# [EXERCISE REQUIREMENTS]
Quote all of the data exactly as given. Skip every picture it contains.

# [STORED DATA]

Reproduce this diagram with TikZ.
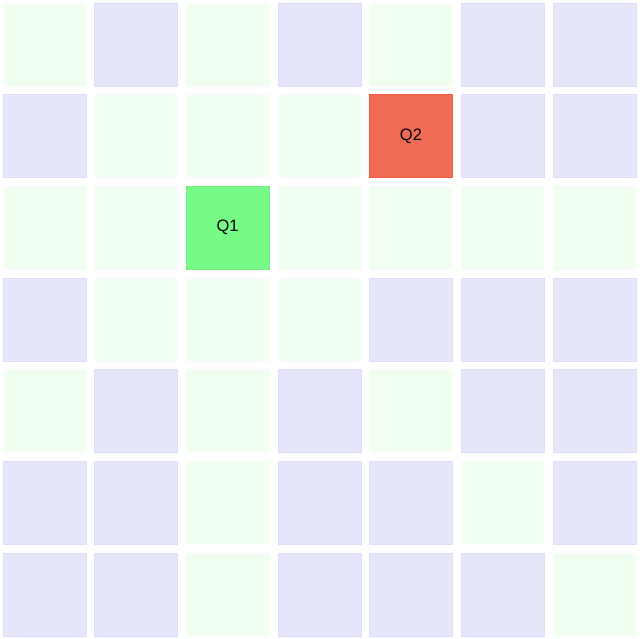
\documentclass[tikz,border=0pt]{standalone}
\usepackage{fontspec}
\setmainfont{Liberation Sans}
\definecolor{boardGreen}{HTML}{F0FFF0}
\definecolor{boardLavender}{HTML}{E6E6FA}
\definecolor{queenGreen}{HTML}{78FC88}
\definecolor{queenRed}{HTML}{EF6B53}
\usetikzlibrary{positioning}

\tikzset{
    cellbox/.style={rectangle, minimum width=83pt, minimum height=83pt, inner sep=0pt, anchor=north west, line width=0.5pt},
    gcell/.style={cellbox, fill=boardGreen, draw=boardGreen!94!black!15},
    lcell/.style={cellbox, fill=boardLavender, draw=boardLavender!96!blue},
    qcell/.style={cellbox, font=\fontsize{16.5}{19}\selectfont},
}
\def\queenmark{x}

\begin{document}
\begin{tikzpicture}[x=1pt, y=-1pt]
        \useasboundingbox (0,0) rectangle (640,638);

        % Board, row by row (x = queen square)
        \foreach \row/\cols in {0/{g,l,g,l,g,l,l}, 1/{l,g,g,g,x,l,l}, 2/{g,g,x,g,g,g,g},
                                3/{l,g,g,g,l,l,l}, 4/{g,l,g,l,g,l,l}, 5/{l,l,g,l,l,g,l},
                                6/{l,l,g,l,l,l,g}} {
            \foreach \c [count=\col from 0] in \cols {
                \ifx\c\queenmark\else
                    \node[\c cell] (cell-\row-\col) at (2.5+91.67*\col, 2.5+91.67*\row) {};
                \fi
            }
        }

        % Queens
        \node[qcell, fill=queenGreen, draw=queenGreen!95!black] (q1) at (2.5+91.67*2, 2.5+91.67*2) {Q1};
        \node[qcell, fill=queenRed, draw=queenRed!85!red] (q2) at (2.5+91.67*4, 2.5+91.67*1) {Q2};
    \end{tikzpicture}
\end{document}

# [FULL OUTPUT]
Reproduce this diagram with TikZ.
\documentclass[tikz,border=0pt]{standalone}
\usepackage{fontspec}
\setmainfont{Liberation Sans}
\definecolor{boardGreen}{HTML}{F0FFF0}
\definecolor{boardLavender}{HTML}{E6E6FA}
\definecolor{queenGreen}{HTML}{78FC88}
\definecolor{queenRed}{HTML}{EF6B53}
\usetikzlibrary{positioning}

\tikzset{
    cellbox/.style={rectangle, minimum width=83pt, minimum height=83pt, inner sep=0pt, anchor=north west, line width=0.5pt},
    gcell/.style={cellbox, fill=boardGreen, draw=boardGreen!94!black!15},
    lcell/.style={cellbox, fill=boardLavender, draw=boardLavender!96!blue},
    qcell/.style={cellbox, font=\fontsize{16.5}{19}\selectfont},
}
\def\queenmark{x}

\begin{document}
\begin{tikzpicture}[x=1pt, y=-1pt]
        \useasboundingbox (0,0) rectangle (640,638);

        % Board, row by row (x = queen square)
        \foreach \row/\cols in {0/{g,l,g,l,g,l,l}, 1/{l,g,g,g,x,l,l}, 2/{g,g,x,g,g,g,g},
                                3/{l,g,g,g,l,l,l}, 4/{g,l,g,l,g,l,l}, 5/{l,l,g,l,l,g,l},
                                6/{l,l,g,l,l,l,g}} {
            \foreach \c [count=\col from 0] in \cols {
                \ifx\c\queenmark\else
                    \node[\c cell] (cell-\row-\col) at (2.5+91.67*\col, 2.5+91.67*\row) {};
                \fi
            }
        }

        % Queens
        \node[qcell, fill=queenGreen, draw=queenGreen!95!black] (q1) at (2.5+91.67*2, 2.5+91.67*2) {Q1};
        \node[qcell, fill=queenRed, draw=queenRed!85!red] (q2) at (2.5+91.67*4, 2.5+91.67*1) {Q2};
    \end{tikzpicture}
\end{document}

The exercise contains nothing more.